Pada hari ini saya sangat berbahagia karena Tuhan kembali menyadarkan saya untuk mengenang panggilan dan pilihan Tuhan. Tuhan mengingatkan saya bahwa panggilan itu menjadi indah dan mulia karena menjadi sungguh nyata dalam pertobatan radikal diri pribadiku. Saya mengalami pertobatan yang luar biasa dalam hidupku selama 32 tahun terakhir. Saya yang sebelum tahun 1989 sudah berbeda dengan setelah tahun 1989 hingga saat ini. Saya memaknai pengalaman panggilan ini sebagai rahmat pertobatan peribadiku. Dan benar sebagaimana Tuhan Yesus katakan: “Waktunya telah genap; Kerajaan Allah sudah dekat. Bertobatlah dan percayalah kepada Injil!” (Mrk 1:15) Panggilan dan pelayananku menjadi kuat karena ada pertobatan yang membawaku kepada pengalaman akan Allah yang terus menerus. Saya juga semakin percaya bahwa Yesus juga berjalan dalam Lorong-lorong kehidupanku sehingga Ia memanggilku untuk menjadi abdi-Nya. Inilah perkataan Yesus yang saya rasakan dalam suka dan duka menghayati panggilan dan perutusanku: “Mari, Ikutlah Aku dan kalian akan Kujadikan penjala manusia.” (Mrk 1: 17). Perkataan Yesus ini sungguh nyata. Saya menjala manusia sebagai imam, guru dan dosen dan menjadikan banyak orang muda menjadi manusia. Ini sungguh buah pertobatan dan buah panggilan yang perlahan saya syukuri dalam hidupku.

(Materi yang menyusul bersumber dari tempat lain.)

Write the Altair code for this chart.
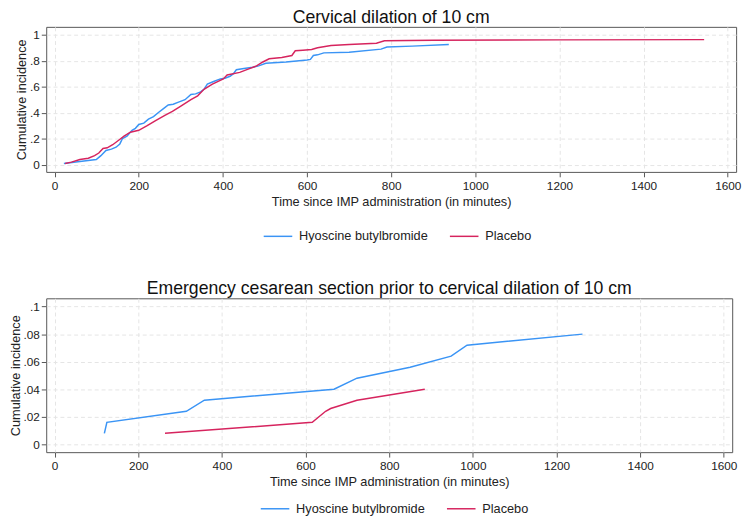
import altair as alt
import pandas as pd

# ---- Panel 1: Cervical dilation of 10 cm ----
hyo_time_1 = [22, 60, 99, 110, 122, 135, 146, 155, 161, 172, 184, 192, 200, 212, 223, 235, 246, 258,
              270, 282, 293, 310, 324, 335, 347, 355, 363, 378, 394, 405, 417, 425, 432, 450, 471, 485,
              502, 550, 600, 608, 615, 625, 640, 700, 776, 790, 850, 937]
hyo_ci_1 = [0.01, 0.025, 0.04, 0.07, 0.11, 0.12, 0.135, 0.16, 0.20, 0.22, 0.265, 0.28, 0.31, 0.32, 0.35,
            0.37, 0.40, 0.43, 0.46, 0.465, 0.48, 0.50, 0.54, 0.545, 0.56, 0.58, 0.62, 0.64, 0.66, 0.665,
            0.68, 0.70, 0.73, 0.74, 0.75, 0.76, 0.78, 0.79, 0.805, 0.81, 0.84, 0.845, 0.86, 0.865, 0.889,
            0.905, 0.912, 0.925]
pla_time_1 = [25, 40, 60, 80, 95, 105, 115, 125, 138, 153, 165, 180, 200, 220, 240, 262, 280, 300, 324,
              340, 355, 375, 401, 410, 440, 460, 480, 495, 510, 540, 564, 572, 590, 611, 625, 657, 700,
              765, 784, 900, 1200, 1544]
pla_ci_1 = [0.01, 0.02, 0.04, 0.05, 0.07, 0.09, 0.125, 0.13, 0.154, 0.19, 0.22, 0.25, 0.265, 0.30, 0.34,
            0.38, 0.41, 0.45, 0.50, 0.53, 0.58, 0.62, 0.66, 0.69, 0.71, 0.735, 0.76, 0.79, 0.815, 0.825,
            0.84, 0.876, 0.88, 0.886, 0.90, 0.917, 0.925, 0.934, 0.953, 0.957, 0.96, 0.962]

# ---- Panel 2: Emergency cesarean section ----
hyo_time_2 = [119, 125, 315, 358, 668, 723, 850, 948, 986, 1262]
hyo_ci_2 = [0.008, 0.016, 0.024, 0.032, 0.040, 0.048, 0.056, 0.064, 0.072, 0.080]
pla_time_2 = [264, 616, 648, 660, 723, 885]
pla_ci_2 = [0.008, 0.016, 0.024, 0.026, 0.032, 0.040]

groups = ["Hyoscine butylbromide", "Placebo"]
colors = ["#3A94F5", "#D6245E"]
x_ticks = [0, 200, 400, 600, 800, 1000, 1200, 1400, 1600]
y_ticks_1 = [0, 0.2, 0.4, 0.6, 0.8, 1]
y_ticks_2 = [0, 0.02, 0.04, 0.06, 0.08, 0.1]

FONT = "Liberation Sans"


def make_df(t_h, c_h, t_p, c_p):
    rows = [{"t": t, "ci": c, "group": groups[0], "o": i} for i, (t, c) in enumerate(zip(t_h, c_h))]
    rows += [{"t": t, "ci": c, "group": groups[1], "o": i} for i, (t, c) in enumerate(zip(t_p, c_p))]
    return pd.DataFrame(rows)


def panel(df, title, ydomain, yticks, w, h, legx, legy):
    return alt.Chart(df).mark_line(strokeWidth=1.5).encode(
        x=alt.X("t:Q", scale=alt.Scale(domain=[-20, 1620], nice=False, zero=False),
                axis=alt.Axis(values=x_ticks, format="d",
                              title="Time since IMP administration (in minutes)")),
        y=alt.Y("ci:Q", scale=alt.Scale(domain=ydomain, nice=False, zero=False),
                axis=alt.Axis(values=yticks, title="Cumulative incidence",
                              labelExpr="replace(format(datum.value, '~g'), '0.', '.')")),
        color=alt.Color("group:N", scale=alt.Scale(domain=groups, range=colors),
                        legend=alt.Legend(orient="none", legendX=legx, legendY=legy,
                                          direction="horizontal", title=None)),
        order="o:Q",
    ).properties(
        width=w, height=h,
        title=alt.TitleParams(title, fontSize=18, font=FONT, fontWeight="normal",
                              anchor="middle", offset=0, color="#111"),
    )


top = panel(make_df(hyo_time_1, hyo_ci_1, pla_time_1, pla_ci_1), "Cervical dilation of 10 cm",
            [-0.055, 1.06], y_ticks_1, 704, 148, 221, 198)
bottom = panel(make_df(hyo_time_2, hyo_ci_2, pla_time_2, pla_ci_2),
               "Emergency cesarean section prior to cervical dilation of 10 cm",
               [-0.0057, 0.106], y_ticks_2, 700, 157, 218, 199)

PAD = {"top": -5, "left": 0, "right": 0, "bottom": 0}

chart = alt.concat(top, bottom, columns=1, align="none", spacing=36).resolve_legend(
    color="independent"
).properties(
    padding=PAD
).configure(
    padding=PAD
).configure_view(
    stroke="#555555", strokeWidth=1
).configure_axis(
    labelFont=FONT, titleFont=FONT, labelFontSize=12, titleFontSize=13,
    labelColor="#222", titleColor="#222", titleFontWeight="normal",
    domain=False, tickColor="#555", tickSize=5, labelPadding=4,
    grid=True, gridColor="#e4e4e4", gridDash=[4, 3], gridWidth=1,
).configure_axisX(titlePadding=4).configure_axisY(titlePadding=1, labelPadding=2).configure_legend(
    labelFont=FONT, labelFontSize=13, labelColor="#222", symbolType="stroke",
    symbolSize=850, symbolStrokeWidth=1.5, columnPadding=18, labelOffset=6,
)

chart.save("out.html", embed_options={"renderer": "svg", "actions": False})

Saya bersyukur atas panggilan hidupku sebagai imam. Saya berterima kasih kepada anda yang selalu mendukungku dalam segala hal. Doaku untukmu sekeluarga. Semoga engkau juga setia dan bahagia dalam panggilanmu seperti yang saya rasakan sekarang ini. Tuhan memberkati kita semua.